Problem.
Select the lines below containing the word "with".

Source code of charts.
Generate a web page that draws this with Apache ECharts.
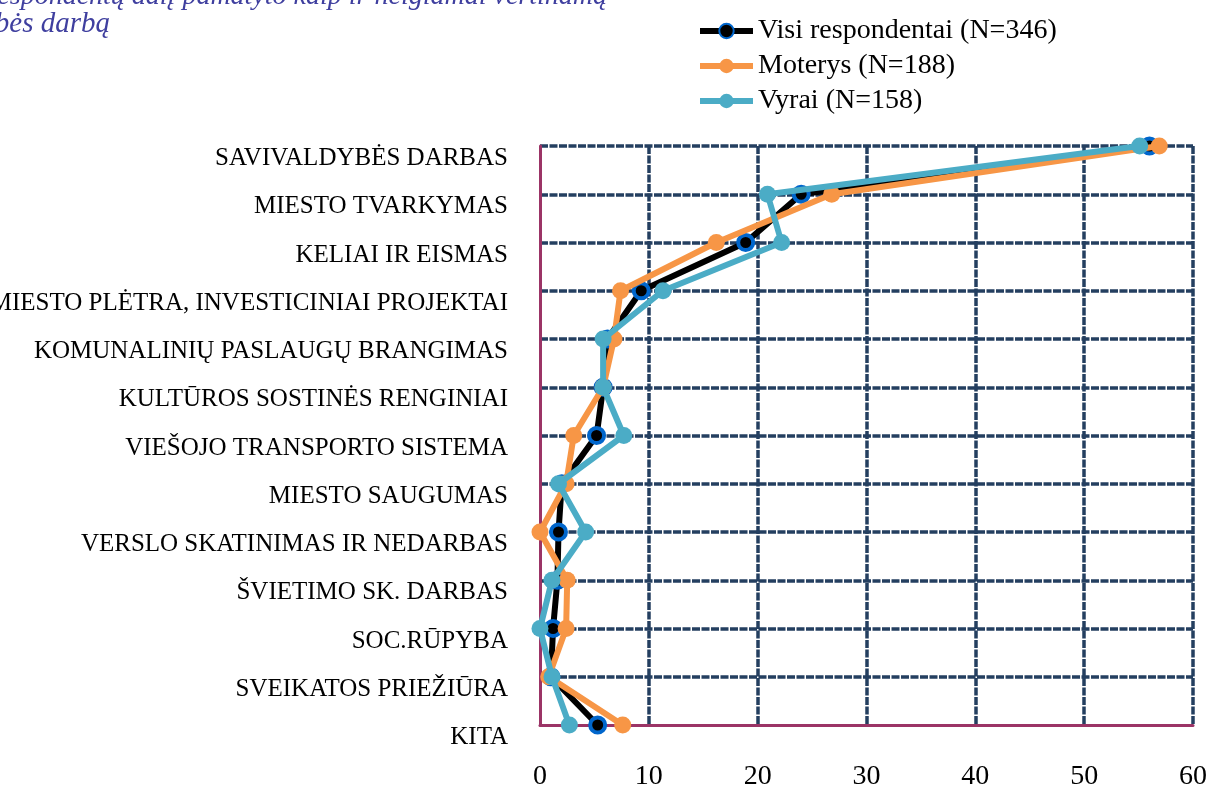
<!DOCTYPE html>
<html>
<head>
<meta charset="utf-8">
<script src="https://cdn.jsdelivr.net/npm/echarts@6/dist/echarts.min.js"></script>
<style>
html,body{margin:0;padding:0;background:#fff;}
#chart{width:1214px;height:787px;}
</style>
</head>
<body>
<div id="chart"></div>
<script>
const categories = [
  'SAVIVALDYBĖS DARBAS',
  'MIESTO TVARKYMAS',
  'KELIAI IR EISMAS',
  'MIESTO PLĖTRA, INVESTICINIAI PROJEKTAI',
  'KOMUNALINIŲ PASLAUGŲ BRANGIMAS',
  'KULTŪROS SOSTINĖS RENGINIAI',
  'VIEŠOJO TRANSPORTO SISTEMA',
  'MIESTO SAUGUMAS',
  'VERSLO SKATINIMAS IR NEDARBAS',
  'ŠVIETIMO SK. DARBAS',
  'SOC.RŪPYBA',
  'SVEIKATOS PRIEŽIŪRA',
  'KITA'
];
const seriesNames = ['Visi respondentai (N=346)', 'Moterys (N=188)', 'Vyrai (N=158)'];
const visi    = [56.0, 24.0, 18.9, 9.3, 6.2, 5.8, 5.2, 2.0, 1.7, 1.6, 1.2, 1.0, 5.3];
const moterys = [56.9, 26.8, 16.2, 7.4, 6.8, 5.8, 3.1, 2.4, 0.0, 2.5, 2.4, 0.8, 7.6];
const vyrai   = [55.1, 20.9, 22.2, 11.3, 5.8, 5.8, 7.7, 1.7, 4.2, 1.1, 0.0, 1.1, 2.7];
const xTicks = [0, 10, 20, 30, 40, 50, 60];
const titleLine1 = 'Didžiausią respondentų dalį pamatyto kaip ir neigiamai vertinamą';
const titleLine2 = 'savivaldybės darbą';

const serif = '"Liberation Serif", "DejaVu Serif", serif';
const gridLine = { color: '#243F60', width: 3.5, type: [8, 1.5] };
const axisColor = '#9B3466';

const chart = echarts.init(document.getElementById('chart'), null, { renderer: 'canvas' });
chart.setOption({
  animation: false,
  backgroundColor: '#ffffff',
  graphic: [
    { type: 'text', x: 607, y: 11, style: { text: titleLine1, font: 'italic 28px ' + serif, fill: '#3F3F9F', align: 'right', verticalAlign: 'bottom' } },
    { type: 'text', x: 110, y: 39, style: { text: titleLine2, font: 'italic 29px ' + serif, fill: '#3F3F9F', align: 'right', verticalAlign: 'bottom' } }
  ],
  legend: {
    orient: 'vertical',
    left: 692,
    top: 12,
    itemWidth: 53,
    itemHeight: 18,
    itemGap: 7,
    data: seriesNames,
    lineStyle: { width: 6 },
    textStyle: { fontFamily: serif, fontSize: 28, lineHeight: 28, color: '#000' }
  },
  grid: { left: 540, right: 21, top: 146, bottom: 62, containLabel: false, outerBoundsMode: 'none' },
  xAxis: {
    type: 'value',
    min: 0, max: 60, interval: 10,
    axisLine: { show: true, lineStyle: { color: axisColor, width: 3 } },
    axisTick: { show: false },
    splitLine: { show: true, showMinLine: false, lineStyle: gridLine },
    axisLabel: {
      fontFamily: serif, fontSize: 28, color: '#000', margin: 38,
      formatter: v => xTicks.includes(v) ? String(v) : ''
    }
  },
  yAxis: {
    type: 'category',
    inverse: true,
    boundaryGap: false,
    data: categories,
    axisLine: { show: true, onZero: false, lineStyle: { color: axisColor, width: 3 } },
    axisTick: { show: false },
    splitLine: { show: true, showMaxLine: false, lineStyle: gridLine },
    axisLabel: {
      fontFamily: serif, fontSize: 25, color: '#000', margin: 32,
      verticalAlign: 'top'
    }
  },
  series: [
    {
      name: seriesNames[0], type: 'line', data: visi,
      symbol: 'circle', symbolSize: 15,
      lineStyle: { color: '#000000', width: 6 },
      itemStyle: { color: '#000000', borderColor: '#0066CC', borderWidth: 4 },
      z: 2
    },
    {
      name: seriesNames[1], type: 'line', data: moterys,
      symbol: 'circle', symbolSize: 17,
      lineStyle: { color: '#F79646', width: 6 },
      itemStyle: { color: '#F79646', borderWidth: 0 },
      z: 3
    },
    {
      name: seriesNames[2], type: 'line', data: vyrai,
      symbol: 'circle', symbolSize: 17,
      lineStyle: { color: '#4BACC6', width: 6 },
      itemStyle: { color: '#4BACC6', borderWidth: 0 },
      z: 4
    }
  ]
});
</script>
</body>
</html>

...

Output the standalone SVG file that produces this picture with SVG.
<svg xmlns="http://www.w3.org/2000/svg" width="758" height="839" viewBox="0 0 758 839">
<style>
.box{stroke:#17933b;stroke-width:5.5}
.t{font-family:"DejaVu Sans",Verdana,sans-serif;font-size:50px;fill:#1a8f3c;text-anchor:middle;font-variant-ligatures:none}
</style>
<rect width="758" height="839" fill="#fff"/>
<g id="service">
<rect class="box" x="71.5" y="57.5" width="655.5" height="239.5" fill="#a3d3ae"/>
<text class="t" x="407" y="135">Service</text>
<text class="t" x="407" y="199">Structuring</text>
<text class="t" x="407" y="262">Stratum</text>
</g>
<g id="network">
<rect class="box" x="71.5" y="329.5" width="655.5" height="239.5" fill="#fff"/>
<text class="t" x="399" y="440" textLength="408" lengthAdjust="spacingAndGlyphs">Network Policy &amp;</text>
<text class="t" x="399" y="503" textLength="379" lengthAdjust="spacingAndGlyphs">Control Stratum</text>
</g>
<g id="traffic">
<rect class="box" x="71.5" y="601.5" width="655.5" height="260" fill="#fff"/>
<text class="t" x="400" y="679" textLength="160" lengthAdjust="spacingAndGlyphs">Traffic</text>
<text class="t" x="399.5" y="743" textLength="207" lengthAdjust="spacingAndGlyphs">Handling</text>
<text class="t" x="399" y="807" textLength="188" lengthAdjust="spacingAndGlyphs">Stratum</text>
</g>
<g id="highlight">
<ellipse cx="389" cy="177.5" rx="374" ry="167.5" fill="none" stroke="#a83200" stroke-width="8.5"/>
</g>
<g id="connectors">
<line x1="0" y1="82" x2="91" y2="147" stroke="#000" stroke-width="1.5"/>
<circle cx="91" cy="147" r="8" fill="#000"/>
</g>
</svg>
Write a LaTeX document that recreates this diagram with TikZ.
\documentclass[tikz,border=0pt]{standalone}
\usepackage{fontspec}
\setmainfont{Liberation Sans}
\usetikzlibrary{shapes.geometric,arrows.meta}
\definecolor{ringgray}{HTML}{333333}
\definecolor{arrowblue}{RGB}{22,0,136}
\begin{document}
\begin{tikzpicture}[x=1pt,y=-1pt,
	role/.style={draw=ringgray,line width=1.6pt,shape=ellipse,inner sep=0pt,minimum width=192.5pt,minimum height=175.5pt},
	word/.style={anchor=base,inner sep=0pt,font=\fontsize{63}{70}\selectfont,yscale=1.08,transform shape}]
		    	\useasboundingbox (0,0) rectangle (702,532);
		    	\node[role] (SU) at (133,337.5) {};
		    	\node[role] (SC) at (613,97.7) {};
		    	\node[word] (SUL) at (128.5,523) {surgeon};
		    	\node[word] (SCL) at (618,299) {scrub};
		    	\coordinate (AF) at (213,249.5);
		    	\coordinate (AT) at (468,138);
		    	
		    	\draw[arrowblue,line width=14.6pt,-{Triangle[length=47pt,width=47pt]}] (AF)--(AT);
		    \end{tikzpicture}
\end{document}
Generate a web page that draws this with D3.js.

In response.
Generate a web page that draws this with Apache ECharts.
Output the standalone SVG file that produces this picture with SVG.
Write a LaTeX document that recreates this diagram with TikZ.
Generate a web page that draws this with D3.js.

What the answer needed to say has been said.